O entrevistado mencionou duas importantes barreiras para a melhoria da atenção em saúde que se colocam desde antes da pandemia: dificuldades de comunicação via radiofonia e vazio assistencial. A EMSI visita a comunidade apenas uma vez por mês e, frequentemente, o médico não está presente nestas visitas. João Carlos relatou que, em 2020, a comunidade ficou meses sem nenhum agente de saúde. Uma voluntária cumpriu o papel de agente de saúde durante esse período, até que foi contratada pelo DSEI. Além destas questões, o professor apontou para dificuldades no atendimento à saúde da mulher na comunidade. Como não há um espaço adequado para o atendimento, a maior parte das mulheres não realiza os exames médicos (como PCCU e exames de pré-natal), pois sentem-se expostas e envergonhadas. 

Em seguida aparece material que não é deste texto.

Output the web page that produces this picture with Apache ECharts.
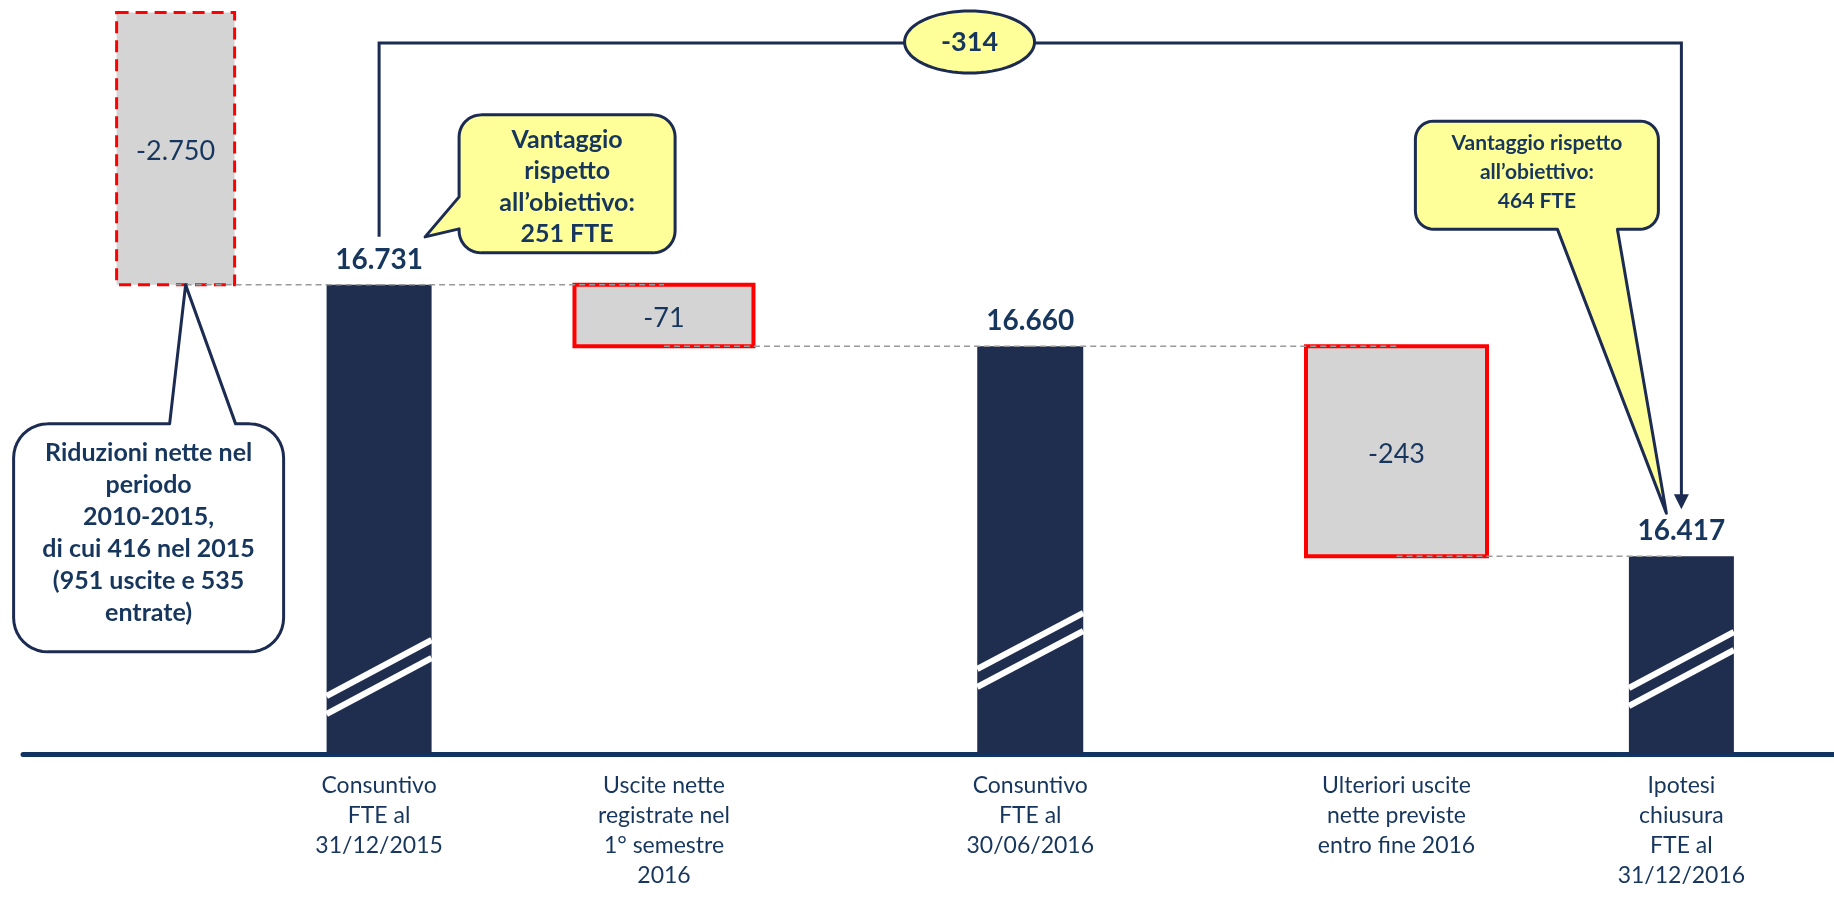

Em 7 comunidades da região de abrangência do Pólo-Base São José II, a equipe da pesquisa realizou um exercício de avaliação coletiva da qualidade dos serviços, usando uma ferramenta chamada ‘Cartão de Pontuação Comunitária’ a partir da atribuição de uma nota de 1 a 6, onde 1 corresponde a “péssimo” e 6 a “ótimo”. Este exercício permitiu mapear os aspectos onde as comunidades perceberam uma melhora na qualidade da atenção em decorrência da resposta à pandemia, e onde consideraram que a qualidade do serviço havia piorado ou ficado igual. Também permitiu identificar onde a pontuação dada por uma comunidade espelha o resultado geral da região, e onde tem diferenças importantes entre as comunidades na avaliação que fazem dos serviços.

Assim, a comunidade de Boca da Estrada acompanha a percepção geral manifestada pelos cartões de pontuação de que a qualidade da comunicação em saúde é ruim (pontuação média: 2,6), não tendo sido observada melhora considerável durante a pandemia. O vazio assistencial (poucas visitas para atendimento) é entendido como um problema grave e faz a comunidade acompanhar a avaliação regional de insatisfação quanto à qualidade da atenção em saúde (pontuação média: 2,8 pontos = regular).  Quanto à saúde da mulher, Boca da Estrada segue a avaliação das comunidades que classificaram essa atenção específica como ruim, ainda que a pontuação média regional para esse indicador tenha sido: 2,9 (regular). Como pontos positivos é possível destacar o diálogo com a medicina indígena, que faz a comunidade distanciar-se da pontuação média regional de 1,9 pontos (ruim) para o indicador de interculturalidade na saúde. 

Para a melhoria da atenção à saúde da comunidade, João Carlos ressaltou a necessidade da melhoria da comunicação via radiofonia e a diminuição do vazio assistencial. Além disso, sublinhou a importância de que haja um espaço adequado para a realização de exames ginecológicos na aldeia.